Dump all conversations in a file and structured data

This question is similar to this one: Does Discourse support export conversations as an organized bulk of data?

but we are looking for a way to do some NLP on all conversations of our Discourse site. Someone in our team asked if this could be done by acting at some low-level, in the backend, e.g. exporting the database but without the table, with something like pg_dump --schema-only. I didn’t fully understand what my colleague meant but I thought maybe you would.

If you’re self-hosted, then they can do the pg_dump command that they think will help.

You can also dump data in various formats with the Data Explorer Plugin.

2 Likes

This plugin seems to provide most of what we’re looking for! Thanks!

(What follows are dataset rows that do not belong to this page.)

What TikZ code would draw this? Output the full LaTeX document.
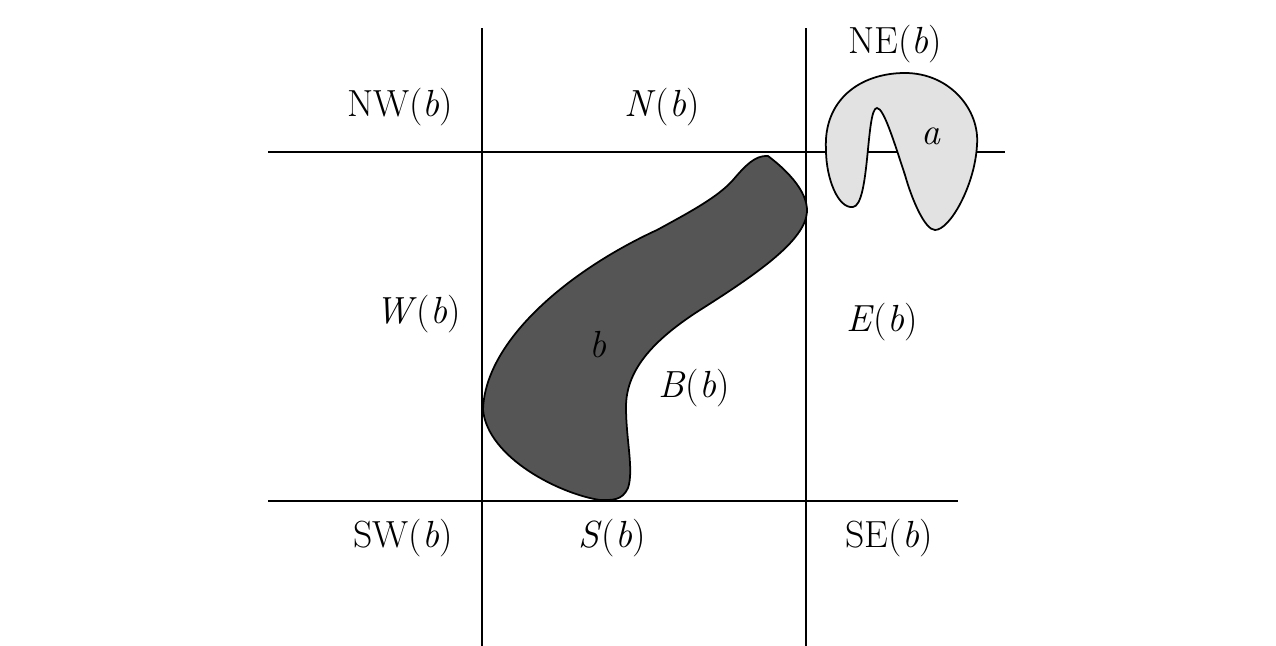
\documentclass[tikz,border=0pt]{standalone}
\usepackage{fontspec}
\begin{document}
\begin{tikzpicture}[x=0.02cm,y=-0.02cm,
  lbl/.style={inner sep=0pt,font=\fontsize{21.5}{26}\selectfont},
  gridline/.style={line width=1pt,black},
  regionb/.style={fill={rgb,255:red,85;green,85;blue,85},draw=black,line width=1pt},
  regiona/.style={fill={rgb,255:red,226;green,226;blue,226},draw=black,line width=1pt}]
\useasboundingbox (0,0) rectangle (1276,646);
% grid line ends
\coordinate (v1t) at (482,28);
\coordinate (v1b) at (482,646);
\coordinate (v2t) at (806,28);
\coordinate (v2b) at (806,646);
\coordinate (h1l) at (268,152);
\coordinate (h1r) at (1005,152);
\coordinate (h2l) at (268,501);
\coordinate (h2r) at (958,501);
\draw[gridline] (v1t) -- (v1b);
\draw[gridline] (v2t) -- (v2b);
\draw[gridline] (h1l) -- (h1r);
\draw[gridline] (h2l) -- (h2r);
% region b
\draw[regionb] (768,156)
  .. controls (784,168) and (808,190) .. (807,212)
  .. controls (805,240) and (760,272) .. (700,310)
  .. controls (650,342) and (626,372) .. (626,407)
  .. controls (626,440) and (634,470) .. (628,488)
  .. controls (622,501) and (612,500) .. (600,500)
  .. controls (560,494) and (488,458) .. (483,410)
  .. controls (485,340) and (570,270) .. (657,230)
  .. controls (690,212) and (718,197) .. (733,180)
  .. controls (745,166) and (755,155) .. cycle;
% region a
\draw[regiona] (826,150)
  .. controls (823,100) and (860,73) .. (905,73)
  .. controls (950,73) and (980,110) .. (977,145)
  .. controls (975,185) and (950,230) .. (935,230)
  .. controls (925,230) and (912,200) .. (905,175)
  .. controls (895,145) and (884,108) .. (877,108)
  .. controls (866,108) and (870,205) .. (853,207)
  .. controls (838,209) and (826,178) .. cycle;
% labels
\node[lbl] (nw) at (400,107) {NW(\textit{b})};
\node[lbl] (n) at (662,107) {\textit{N}(\textit{b})};
\node[lbl] (ne) at (895,44) {NE(\textit{b})};
\node[lbl] (w) at (418,314) {\textit{W}(\textit{b})};
\node[lbl] (e) at (882,322) {\textit{E}(\textit{b})};
\node[lbl] (bl) at (598,345) {\textit{b}};
\node[lbl] (bb) at (694,388) {\textit{B}(\textit{b})};
\node[lbl] (al) at (931,136) {\textit{a}};
\node[lbl] (sw) at (403,538) {SW(\textit{b})};
\node[lbl] (s) at (612,538) {\textit{S}(\textit{b})};
\node[lbl] (se) at (889,538) {SE(\textit{b})};
\end{tikzpicture}
\end{document}
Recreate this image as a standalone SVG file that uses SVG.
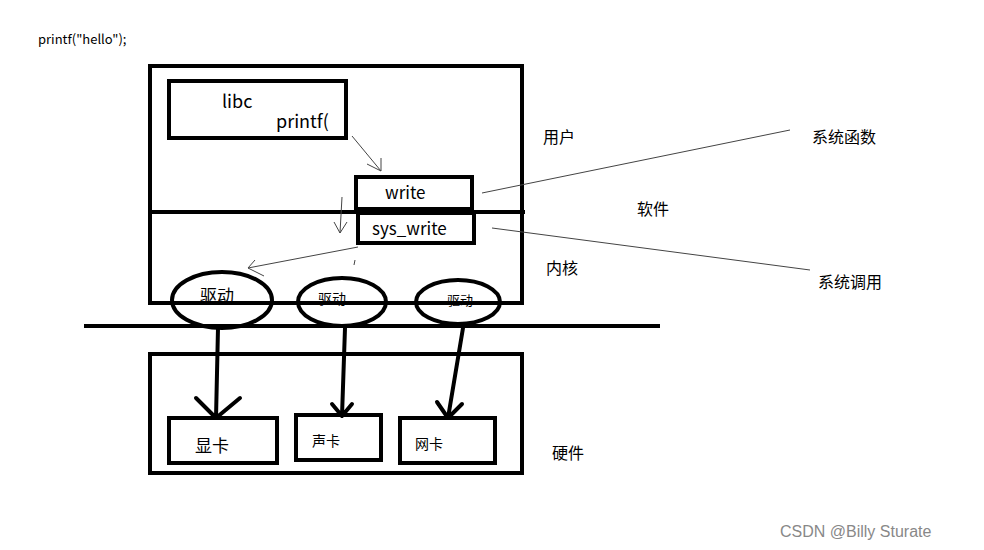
<svg xmlns="http://www.w3.org/2000/svg" width="984" height="550" viewBox="0 0 984 550">
<style>
text{font-family:"Microsoft YaHei","Noto Sans CJK SC",sans-serif;fill:#000}
.b{fill:none;stroke:#000;stroke-width:4}
.t{fill:none;stroke:#444;stroke-width:1}
.k{fill:none;stroke:#000;stroke-width:4;stroke-linecap:round}
</style>
<rect width="984" height="550" fill="#fff"/>
<text x="38" y="44" font-size="13">printf("hello");</text>
<g id="userkernel"><rect class="b" x="150" y="66" width="372" height="237"/><line class="b" x1="150" y1="212" x2="525" y2="212"/></g>
<g id="libc"><rect class="b" x="169" y="81" width="177" height="57"/><text x="222" y="108" font-size="18">libc</text><text x="276" y="128" font-size="18">printf(</text></g>
<g id="write"><rect class="b" x="356" y="177" width="116" height="32"/><text x="385" y="199" font-size="17">write</text></g>
<g id="sys_write"><rect class="b" x="358" y="213" width="116" height="30"/><text x="372" y="235" font-size="17">sys_write</text></g>
<g id="drv1"><ellipse class="b" cx="222" cy="300" rx="50" ry="28"/><text x="200" y="302" font-size="17">驱动</text></g>
<g id="drv2"><ellipse class="b" cx="342" cy="302" rx="44" ry="24"/><text x="318" y="304" font-size="14">驱动</text></g>
<g id="drv3"><ellipse class="b" cx="458" cy="302" rx="42" ry="22"/><text x="447" y="305" font-size="13">驱动</text></g>
<line class="b" x1="84" y1="326" x2="660" y2="326"/>
<g id="hw"><rect class="b" x="150" y="354" width="372" height="119"/></g>
<g id="gpu"><rect class="b" x="169" y="418" width="108" height="45"/><text x="195" y="452" font-size="17">显卡</text></g>
<g id="sound"><rect class="b" x="296" y="415" width="85" height="45"/><text x="312" y="446" font-size="14">声卡</text></g>
<g id="net"><rect class="b" x="400" y="418" width="95" height="45"/><text x="415" y="449" font-size="14">网卡</text></g>
<text x="543" y="143" font-size="16">用户</text>
<text x="637" y="215" font-size="16">软件</text>
<text x="546" y="274" font-size="16">内核</text>
<text x="812" y="143" font-size="16">系统函数</text>
<text x="818" y="288" font-size="16">系统调用</text>
<text x="552" y="459" font-size="16">硬件</text>
<g id="connectors">
<path class="t" d="M352 136 L381 171 M367 164 L381 171 M381 158 L381 171"/>
<path class="t" d="M342 197 L340 233 M334 222 L340 233 M347 222 L340 233"/>
<path class="t" d="M358 247 L248 268 M255 260 L248 268 M264 276 L248 268"/>
<path class="t" d="M355 260 L354 265"/>
<path class="t" d="M482 193 L790 130"/>
<path class="t" d="M492 228 L810 270"/>
<path class="k" d="M218 328 L216 418 M196 398 L216 418 M240 398 L216 418"/>
<path class="k" d="M345 328 L342 416 M332 404 L342 416 M352 404 L342 416"/>
<path class="k" d="M463 328 L448 418 M437 402 L448 418 M462 404 L448 418"/>
</g>
<text x="780" y="537" font-size="16" style="fill:#888;font-family:'Liberation Sans',sans-serif">CSDN @Billy Sturate</text>
</svg>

So I installed the plugin and looked at all the queries made at (Superseded) What cool data explorer queries have you come up with? but there isn’t anything that can export the actual conversations. For example, I have asked for the top 100 active topics. I get database entries with topic IDs (see screenshot), but no conversations. Is this because the plugin is only to extract data from the database only and won’t pull the conversation themselves? If that is correct, is there a way to use the information pulled from the database to pull the conversations in a json files, and whose topic IDs are the ones pulled from the database by the plugin?

 SELECT * FROM posts where topic_id=425

That will give you the posts the first topic in your query (given that I can type on this phone).

But if what you want is JSON, you could do something like

  https://meta.discourse.org/t/dump-all-conversations-in-a-file-and-structured-data/202351.json

I didn’t understand your 1st option, maybe a typo in your text? Did you mean I only get the 1st post of the topic?

Regarding the 2nd option with the .json extension, is there an alternative url that uses the topic_id or any other entry that can be used to have a more programmatic way to get the conversation as a json without having to know the topic title?

Did you try the sql query? Was there an error? Edit: I checked. That query will return all posts in a topic.

You can get any topic with only the topic id.

https://meta.discourse.org/t/-/202351.json

the query was fine, i just misunderstood your explanation of what it actually provides. Thanks for double-checking. These are great solutions.

1 Like

This topic was automatically closed 30 days after the last reply. New replies are no longer allowed.